Job:
Retype the run of lines that opens with the line containing "Write a LaTeX" and closes with the line containing "(0,0) rectangle (19.2,-19.92);", exactly and inclusively, but skip the pictures.

— start of Stored data —

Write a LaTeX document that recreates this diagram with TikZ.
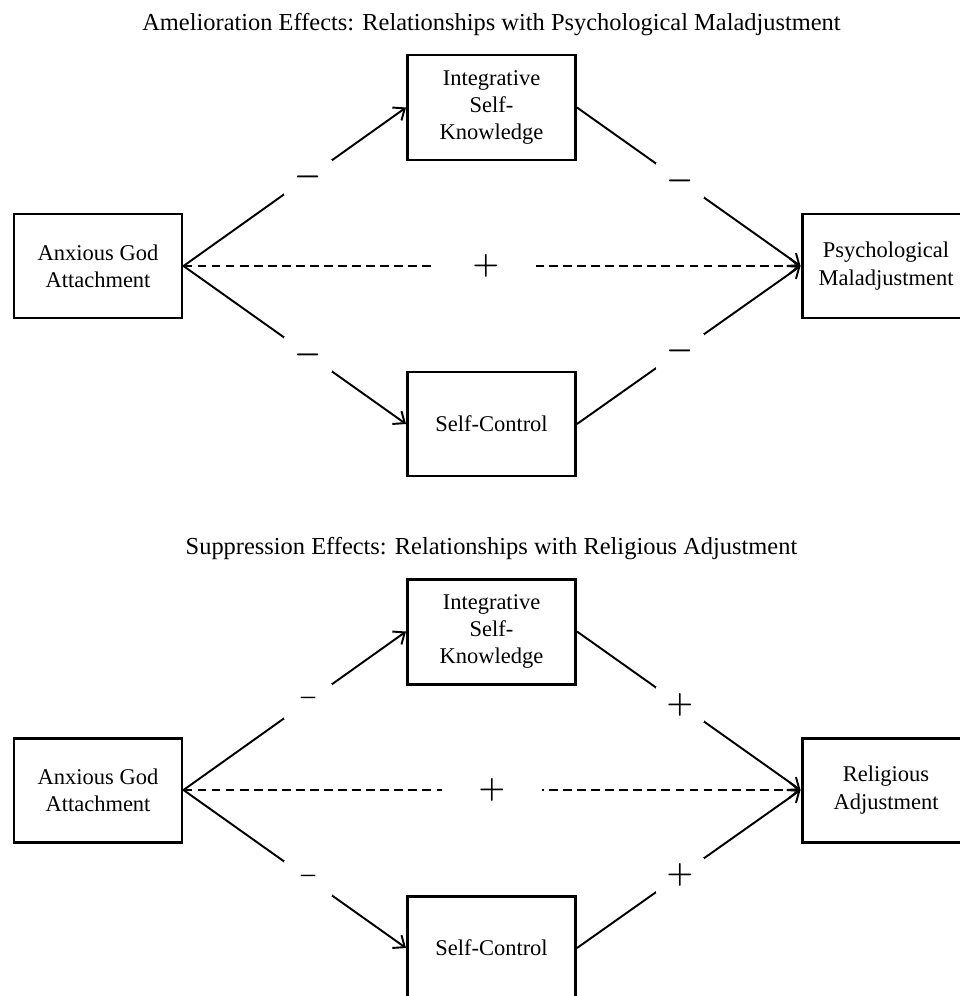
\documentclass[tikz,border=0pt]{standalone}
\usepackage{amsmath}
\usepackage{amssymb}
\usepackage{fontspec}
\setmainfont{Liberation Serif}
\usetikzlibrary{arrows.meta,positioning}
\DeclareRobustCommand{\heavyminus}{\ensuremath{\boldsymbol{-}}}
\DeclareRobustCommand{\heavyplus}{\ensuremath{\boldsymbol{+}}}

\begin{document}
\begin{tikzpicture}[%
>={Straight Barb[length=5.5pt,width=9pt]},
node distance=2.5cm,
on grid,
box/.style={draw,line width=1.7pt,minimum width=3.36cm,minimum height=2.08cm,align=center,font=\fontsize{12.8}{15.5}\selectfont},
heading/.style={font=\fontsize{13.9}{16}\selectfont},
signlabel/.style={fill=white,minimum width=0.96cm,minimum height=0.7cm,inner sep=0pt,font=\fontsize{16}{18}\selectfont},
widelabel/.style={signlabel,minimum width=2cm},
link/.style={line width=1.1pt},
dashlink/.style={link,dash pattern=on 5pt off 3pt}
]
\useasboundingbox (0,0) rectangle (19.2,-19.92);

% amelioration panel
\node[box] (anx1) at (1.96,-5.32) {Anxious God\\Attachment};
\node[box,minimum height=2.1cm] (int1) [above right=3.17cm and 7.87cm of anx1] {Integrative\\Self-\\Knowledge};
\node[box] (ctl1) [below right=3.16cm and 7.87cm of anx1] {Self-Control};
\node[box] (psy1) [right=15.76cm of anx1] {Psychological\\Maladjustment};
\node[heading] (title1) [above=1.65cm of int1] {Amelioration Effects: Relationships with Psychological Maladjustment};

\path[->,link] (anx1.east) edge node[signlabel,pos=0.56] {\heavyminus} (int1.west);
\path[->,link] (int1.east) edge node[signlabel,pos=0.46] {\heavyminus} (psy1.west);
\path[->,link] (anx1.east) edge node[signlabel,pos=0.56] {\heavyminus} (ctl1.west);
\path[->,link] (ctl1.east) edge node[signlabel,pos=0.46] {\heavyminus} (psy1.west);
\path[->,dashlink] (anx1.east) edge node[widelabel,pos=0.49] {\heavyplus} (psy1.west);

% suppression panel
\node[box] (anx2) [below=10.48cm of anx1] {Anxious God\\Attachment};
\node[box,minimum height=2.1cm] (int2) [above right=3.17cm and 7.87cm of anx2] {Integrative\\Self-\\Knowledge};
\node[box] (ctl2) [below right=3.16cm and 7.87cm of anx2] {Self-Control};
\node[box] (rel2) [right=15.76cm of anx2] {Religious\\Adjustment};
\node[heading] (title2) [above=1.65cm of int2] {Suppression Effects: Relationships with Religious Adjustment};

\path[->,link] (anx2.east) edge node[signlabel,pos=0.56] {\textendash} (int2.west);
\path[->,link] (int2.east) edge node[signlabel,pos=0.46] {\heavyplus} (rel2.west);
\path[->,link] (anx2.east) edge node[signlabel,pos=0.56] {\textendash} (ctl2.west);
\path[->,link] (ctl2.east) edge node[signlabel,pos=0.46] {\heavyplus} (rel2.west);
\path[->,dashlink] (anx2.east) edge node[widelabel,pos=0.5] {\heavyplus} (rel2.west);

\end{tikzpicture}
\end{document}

— end of Stored data —
— start of Stored data —

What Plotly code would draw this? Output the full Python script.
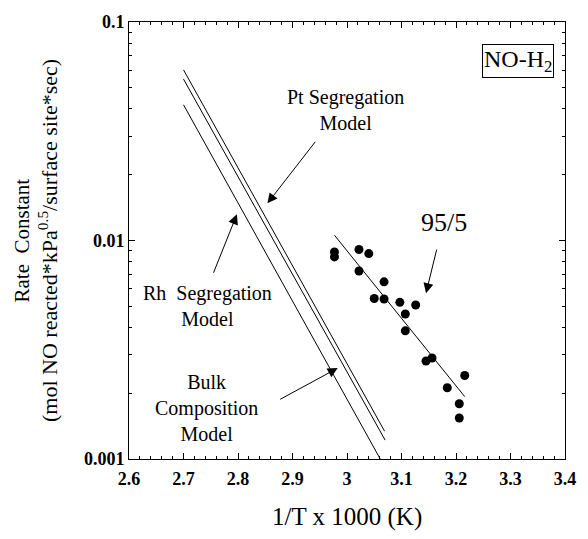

— end of Stored data —
— start of Stored data —

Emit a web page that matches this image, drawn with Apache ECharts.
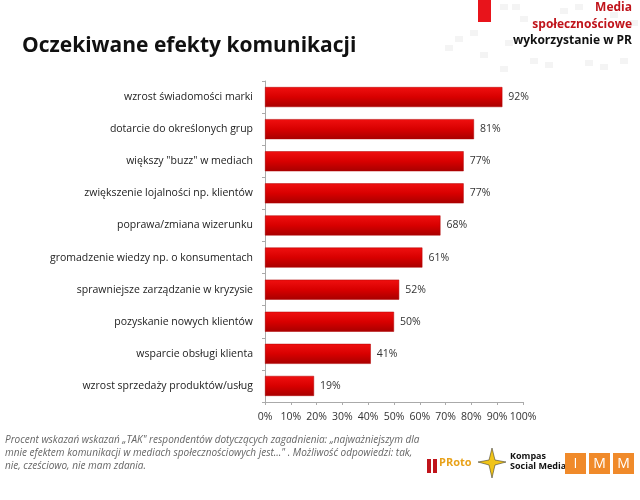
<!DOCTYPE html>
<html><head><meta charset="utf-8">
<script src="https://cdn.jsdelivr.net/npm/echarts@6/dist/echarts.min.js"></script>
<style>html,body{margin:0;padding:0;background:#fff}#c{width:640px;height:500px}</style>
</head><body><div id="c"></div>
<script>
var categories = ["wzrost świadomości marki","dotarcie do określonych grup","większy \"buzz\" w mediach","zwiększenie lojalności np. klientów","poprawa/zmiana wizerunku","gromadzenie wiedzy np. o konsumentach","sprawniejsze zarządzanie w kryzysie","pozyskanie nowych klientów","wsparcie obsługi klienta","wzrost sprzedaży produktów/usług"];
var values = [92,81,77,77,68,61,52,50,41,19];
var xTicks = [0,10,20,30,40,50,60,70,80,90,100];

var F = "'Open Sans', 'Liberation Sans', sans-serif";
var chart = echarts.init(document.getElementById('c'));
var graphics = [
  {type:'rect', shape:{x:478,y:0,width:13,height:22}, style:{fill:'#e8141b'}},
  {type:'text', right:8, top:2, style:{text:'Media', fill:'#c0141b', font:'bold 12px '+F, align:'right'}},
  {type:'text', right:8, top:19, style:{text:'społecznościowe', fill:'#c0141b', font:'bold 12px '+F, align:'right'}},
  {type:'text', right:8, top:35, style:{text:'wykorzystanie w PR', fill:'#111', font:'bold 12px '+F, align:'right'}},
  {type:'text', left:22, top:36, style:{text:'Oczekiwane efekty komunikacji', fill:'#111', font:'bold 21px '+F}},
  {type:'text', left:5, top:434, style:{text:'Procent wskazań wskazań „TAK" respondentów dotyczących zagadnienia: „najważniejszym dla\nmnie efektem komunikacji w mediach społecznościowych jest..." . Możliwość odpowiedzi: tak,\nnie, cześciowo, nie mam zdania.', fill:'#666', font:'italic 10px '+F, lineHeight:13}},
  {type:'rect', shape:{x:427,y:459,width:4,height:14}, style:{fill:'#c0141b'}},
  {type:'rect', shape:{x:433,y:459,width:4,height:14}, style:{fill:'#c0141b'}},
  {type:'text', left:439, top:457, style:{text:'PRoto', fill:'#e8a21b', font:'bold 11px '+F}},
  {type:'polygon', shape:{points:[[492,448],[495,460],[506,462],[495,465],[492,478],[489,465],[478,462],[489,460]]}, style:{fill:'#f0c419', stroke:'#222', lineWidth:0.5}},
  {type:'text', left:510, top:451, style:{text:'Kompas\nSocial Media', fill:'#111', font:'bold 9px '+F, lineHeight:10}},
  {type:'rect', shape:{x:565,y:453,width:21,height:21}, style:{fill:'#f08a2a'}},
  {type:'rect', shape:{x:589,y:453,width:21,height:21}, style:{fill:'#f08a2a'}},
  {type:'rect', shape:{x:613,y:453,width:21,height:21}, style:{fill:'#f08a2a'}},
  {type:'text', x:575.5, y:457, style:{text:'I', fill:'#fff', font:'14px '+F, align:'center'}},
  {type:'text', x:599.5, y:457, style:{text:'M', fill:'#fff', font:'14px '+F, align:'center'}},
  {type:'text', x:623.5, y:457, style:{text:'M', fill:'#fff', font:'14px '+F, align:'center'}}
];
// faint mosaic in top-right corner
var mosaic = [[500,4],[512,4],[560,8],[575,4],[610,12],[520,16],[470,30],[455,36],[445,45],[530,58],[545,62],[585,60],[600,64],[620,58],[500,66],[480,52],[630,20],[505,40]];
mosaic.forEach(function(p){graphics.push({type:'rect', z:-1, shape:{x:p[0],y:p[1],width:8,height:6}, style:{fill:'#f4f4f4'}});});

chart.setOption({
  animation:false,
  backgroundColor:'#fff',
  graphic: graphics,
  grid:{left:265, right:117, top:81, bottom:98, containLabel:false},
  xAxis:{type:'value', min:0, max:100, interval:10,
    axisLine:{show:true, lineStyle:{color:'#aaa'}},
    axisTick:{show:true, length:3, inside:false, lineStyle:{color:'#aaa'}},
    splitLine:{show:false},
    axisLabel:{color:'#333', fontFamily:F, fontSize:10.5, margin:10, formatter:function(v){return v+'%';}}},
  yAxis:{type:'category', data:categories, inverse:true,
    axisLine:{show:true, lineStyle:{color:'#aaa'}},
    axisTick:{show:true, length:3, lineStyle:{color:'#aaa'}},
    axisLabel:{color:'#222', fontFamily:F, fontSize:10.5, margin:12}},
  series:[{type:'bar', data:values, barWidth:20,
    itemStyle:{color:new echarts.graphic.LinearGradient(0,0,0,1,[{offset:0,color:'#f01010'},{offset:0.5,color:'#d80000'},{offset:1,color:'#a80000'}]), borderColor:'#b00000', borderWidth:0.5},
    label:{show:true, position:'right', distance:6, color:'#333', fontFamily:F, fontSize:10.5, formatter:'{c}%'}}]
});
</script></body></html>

— end of Stored data —

Exercise result:
Write a LaTeX document that recreates this diagram with TikZ.
\documentclass[tikz,border=0pt]{standalone}
\usepackage{amsmath}
\usepackage{amssymb}
\usepackage{fontspec}
\setmainfont{Liberation Serif}
\usetikzlibrary{arrows.meta,positioning}
\DeclareRobustCommand{\heavyminus}{\ensuremath{\boldsymbol{-}}}
\DeclareRobustCommand{\heavyplus}{\ensuremath{\boldsymbol{+}}}

\begin{document}
\begin{tikzpicture}[%
>={Straight Barb[length=5.5pt,width=9pt]},
node distance=2.5cm,
on grid,
box/.style={draw,line width=1.7pt,minimum width=3.36cm,minimum height=2.08cm,align=center,font=\fontsize{12.8}{15.5}\selectfont},
heading/.style={font=\fontsize{13.9}{16}\selectfont},
signlabel/.style={fill=white,minimum width=0.96cm,minimum height=0.7cm,inner sep=0pt,font=\fontsize{16}{18}\selectfont},
widelabel/.style={signlabel,minimum width=2cm},
link/.style={line width=1.1pt},
dashlink/.style={link,dash pattern=on 5pt off 3pt}
]
\useasboundingbox (0,0) rectangle (19.2,-19.92);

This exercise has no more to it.